Closer

According to MATILDA WNEK, this play comes closer to five stars than anything else she’s seen in Cambridge.

closer Corpus Playrooms mainshow matilda wnek Sex

Corpus Playrooms, 25th-29th January, 7pm, £5-6?

Directed by Natasha Moules

[rating: 4.5/5]

With The Tab’s new reviews twitter feed calling for real-time first impressions, I told the person sitting next to me as the lights went down at the start of Closer that the first thing he uttered was going live. When it came to it, though, the real response had to be a few moments of reflective silence.

In fact as the house lights went up the guy behind me turned to his neighbor to say, more helpfully, that it was the best thing he’d seen in Cambridge. I’m not sure about that, but it must be said that this was a very proficient piece: well directed, and at times very sensitively performed.

For those of you who haven’t seen the film, the story charts the movements of four lovers whose successive relationships are characterised by obsession, deceit, fantasy, and a lot of sex. It’s an everyone-has-a-turn-with-everyone type thing; one of those plots that inclines you to describe people’s lives as ‘paths’ or ‘twines’ so they can cross and intertwine. With a strong cast though, there was real distinction between dyads, to the credit of director Natasha Moules.

The standout performance was given by Emma Sidi, whose acting felt like the product of a genuinely considered study of Anna’s position. The narrative skips erratically through ‘episodes’ in these characters’ relationships with a kind of disordered mechanism, expertly evoked by starkly dysfunctional lighting. We are always grateful to see Anna, whose narrative thread (sorry) has been progressing offstage in the interim, and this is either the product of very hard work or enviable instinct.

Ben Blyth managed to find consistency in a character who on paper is difficult to conceptualise. He is a sexualized, misogynist obsessive, who at the start of the play claims our sympathy as the hapless overworked doctor who is the awkward victim of an on-line prank. Admittedly he has the help of Clive Owen’s precedent, but there were moments towards the end where he managed to depict the jarring conviction of a man who is aware of the grotesqueness of his impulses yet committed to realizing them. Very compelling viewing.

In a play with a cast of only four and a consciously repetitive format – we rarely see more than two people onstage at once – the interest had to be sustained by development in performances like this, and the only unsatisfying dyad was the one with neither Ben nor Emma.

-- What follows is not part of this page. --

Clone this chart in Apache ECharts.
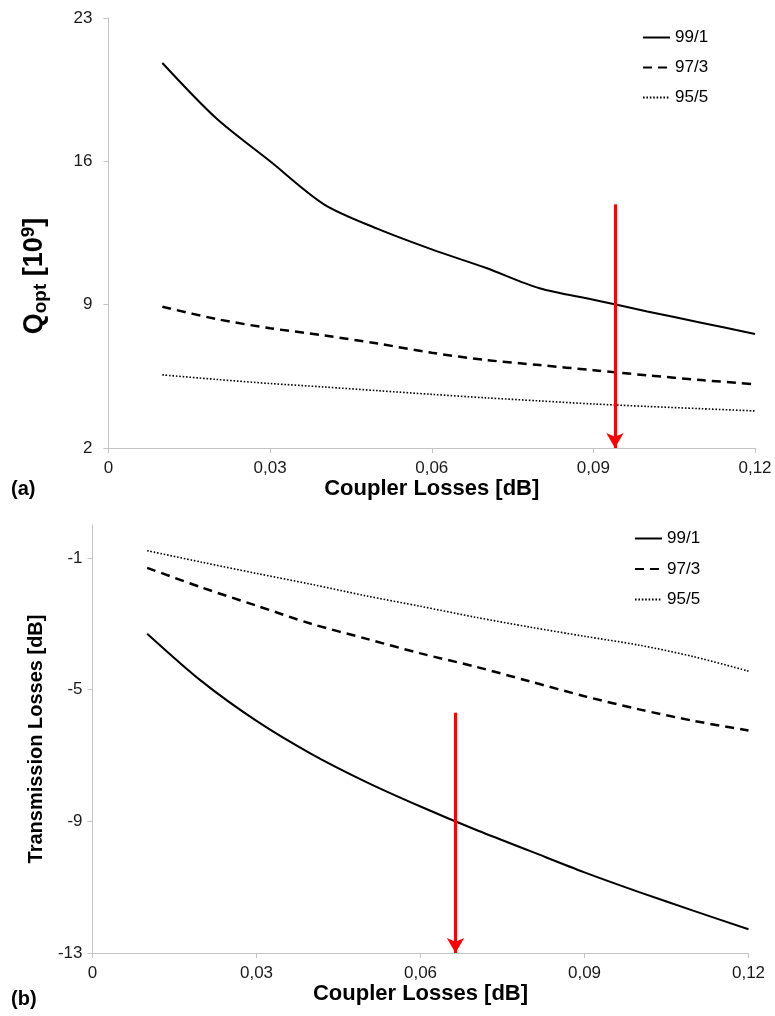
<!DOCTYPE html>
<html>
<head>
<meta charset="utf-8">
<script src="https://cdn.jsdelivr.net/npm/echarts@6/dist/echarts.min.js"></script>
<style>
html,body{margin:0;padding:0;background:#fff;}
#chart{width:775px;height:1016px;}
</style>
</head>
<body>
<div id="chart"></div>
<script>
// ---- data ----
const couplerLoss = [0.01, 0.02, 0.03, 0.04, 0.05, 0.06, 0.07, 0.08, 0.09, 0.10, 0.11, 0.12];
// (a) Q_opt [10^9]
const qOpt99 = [20.8, 18.1, 16.0, 13.9, 12.7, 11.7, 10.8, 9.8, 9.24, 8.67, 8.12, 7.57];
const qOpt97 = [8.9, 8.3, 7.85, 7.5, 7.1, 6.65, 6.3, 6.05, 5.8, 5.55, 5.32, 5.11];
const qOpt95 = [5.57, 5.35, 5.15, 4.98, 4.8, 4.62, 4.45, 4.3, 4.15, 4.03, 3.92, 3.81];
// (b) Transmission losses [dB]
const trans99 = [-3.3, -4.75, -5.95, -6.95, -7.8, -8.55, -9.25, -9.9, -10.55, -11.15, -11.72, -12.28];
const trans97 = [-1.3, -1.9, -2.45, -3.0, -3.45, -3.9, -4.3, -4.75, -5.2, -5.6, -5.95, -6.24];
const trans95 = [-0.78, -1.13, -1.47, -1.8, -2.15, -2.47, -2.8, -3.1, -3.38, -3.65, -4.0, -4.44];
// tick values
const xTicks = [0, 0.03, 0.06, 0.09, 0.12];
const yTicksA = [2, 9, 16, 23];
const yTicksB = [-13, -9, -5, -1];
// red arrows (x position, start value, end value)
const arrowA = {x: 0.094, from: 13.9, to: 2};
const arrowB = {x: 0.0664, from: -5.7, to: -13};
const seriesNames = ['99/1', '97/3', '95/5'];

const pairs = (ys) => couplerLoss.map((x, i) => [x, ys[i]]);

const FONT = '"Liberation Sans", Arial, sans-serif';
const labelColor = '#1a1a1a';
const axisGrey = '#c4c4c4';

function xAxisCfg(gridIndex) {
  return {
    type: 'value', gridIndex, min: 0, max: 0.12, interval: 0.03,
    name: 'Coupler Losses [dB]', nameLocation: 'middle', nameGap: 28,
    nameTextStyle: {fontFamily: FONT, fontSize: 22, fontWeight: 'bold', color: '#000'},
    axisLine: {show: true, onZero: false, lineStyle: {color: axisGrey, width: 1}},
    axisTick: {show: true, length: 5, customValues: xTicks, lineStyle: {color: axisGrey}},
    axisLabel: {
      fontFamily: FONT, fontSize: 17, color: labelColor, margin: 12,
      customValues: xTicks,
      formatter: v => v === 0 ? '0' : v.toFixed(2).replace('.', ',')
    },
    splitLine: {show: false}
  };
}

const lineStyles = [
  {color: '#000', width: 2, type: 'solid'},
  {color: '#000', width: 2.5, type: [9, 6]},
  {color: '#000', width: 1.6, type: [1.6, 1.8]}
];

function makeSeries(name, idx, data, axisIdx, arrow) {
  const s = {
    name, type: 'line', xAxisIndex: axisIdx, yAxisIndex: axisIdx,
    data: pairs(data), symbol: 'none', smooth: 0.3,
    lineStyle: lineStyles[idx], itemStyle: {color: '#000'},
    emphasis: {disabled: true}, z: 3
  };
  if (arrow) {
    s.markLine = {
      silent: true, symbol: ['none', 'arrow'], symbolSize: [13, 15],
      label: {show: false},
      lineStyle: {color: '#ff0000', width: 3, type: 'solid'},
      data: [[{coord: [arrow.x, arrow.from]}, {coord: [arrow.x, arrow.to]}]],
      z: 5
    };
  }
  return s;
}

const legendBase = {
  data: seriesNames, orient: 'vertical', padding: 0,
  itemWidth: 27, itemHeight: 14,
  itemStyle: {opacity: 0},
  textStyle: {fontFamily: FONT, fontSize: 17, color: '#000'},
  selectedMode: false
};

const chart = echarts.init(document.getElementById('chart'), null, {renderer: 'canvas'});
chart.setOption({
  animation: false,
  backgroundColor: '#fff',
  grid: [
    {left: 108.5, right: 20, top: 18, height: 430},
    {left: 92.5, right: 26.5, top: 525, height: 428}
  ],
  legend: [
    Object.assign({}, legendBase, {left: 642, top: 29, itemGap: 13}),
    Object.assign({}, legendBase, {left: 634, top: 530, itemGap: 13.5})
  ],
  xAxis: [xAxisCfg(0), xAxisCfg(1)],
  yAxis: [
    {
      type: 'value', gridIndex: 0, min: 2, max: 23, interval: 7,
      name: 'Q{sub|opt} [10{sup|9}]', nameLocation: 'middle', nameGap: 58,
      nameTextStyle: {
        fontFamily: FONT, fontSize: 27, fontWeight: 'bold', color: '#000',
        padding: [0, 86, 0, 0],
        rich: {
          sub: {fontFamily: FONT, fontSize: 19, fontWeight: 'bold', color: '#000', verticalAlign: 'bottom', padding: [12, 0, 0, 0]},
          sup: {fontFamily: FONT, fontSize: 19, fontWeight: 'bold', color: '#000', verticalAlign: 'top', padding: [0, 0, 8, 0]}
        }
      },
      axisLine: {show: true, lineStyle: {color: axisGrey, width: 1}},
      axisTick: {show: true, length: 5, customValues: yTicksA, lineStyle: {color: axisGrey}},
      axisLabel: {fontFamily: FONT, fontSize: 17, color: labelColor, margin: 16, customValues: yTicksA},
      splitLine: {show: false}
    },
    {
      type: 'value', gridIndex: 1, min: -13, max: 0, interval: 4,
      name: 'Transmission Losses [dB]', nameLocation: 'middle', nameGap: 46,
      nameTextStyle: {fontFamily: FONT, fontSize: 20, fontWeight: 'bold', color: '#000'},
      axisLine: {show: true, lineStyle: {color: axisGrey, width: 1}},
      axisTick: {show: true, length: 5, customValues: yTicksB, lineStyle: {color: axisGrey}},
      axisLabel: {fontFamily: FONT, fontSize: 17, color: labelColor, margin: 10, customValues: yTicksB},
      splitLine: {show: false}
    }
  ],
  graphic: [
    {type: 'text', left: 11, top: 479, style: {text: '(a)', fontFamily: FONT, fontSize: 20, fontWeight: 'bold', fill: '#000'}},
    {type: 'text', left: 11, top: 989, style: {text: '(b)', fontFamily: FONT, fontSize: 20, fontWeight: 'bold', fill: '#000'}}
  ],
  series: [
    makeSeries('99/1', 0, qOpt99, 0, arrowA),
    makeSeries('97/3', 1, qOpt97, 0),
    makeSeries('95/5', 2, qOpt95, 0),
    makeSeries('99/1', 0, trans99, 1, arrowB),
    makeSeries('97/3', 1, trans97, 1),
    makeSeries('95/5', 2, trans95, 1)
  ]
});
</script>
</body>
</html>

While James Evans’ Dan evoked the discomfort of watching a weak man squirm in and out of his poetic moral code, he was conspicuously less engaged than the others: a few times he was required to express the desperation that all the characters go through at some point, and his own brand involved remaining rooted to the spot but leaning closer towards his object as a sort of proxy for emotional engagement. He didn’t even touch Anna while he implored her desperately to give him attention, and his lust for Alice was expressed through a few awkward strokes of her leg – I felt we’d been more intimate with her than he had.

And Charlotte Hamblin’s Alice was begging to be touched. With the combative sexuality of a deeply wounded ex-stripper, her eyes flashed at the men, daring them to love her. The challenge of combining this power with the vulnerability of her dependency was well met, though perhaps the alternate use of eye contact and aversion was overused and at times appeared essentially random.

The director had said that she wanted to capture the “almost mechanical inevitability” of the progression of this dysfunctional group, which was well pitched: there are few people in the audience who are completely unfamiliar with the plot. Moules capitalized on this, making the continuous rotation of characters feel like a “vicious game or a brutal experiment” with rapid scene changes that were half lit. Her task in production was to convey the unsettling disjunction between the isolated moments of these relationships, while her actors’ was to create a coherence and continuity that entitled them to our sympathy. It is this tension that makes Closer worth seeing.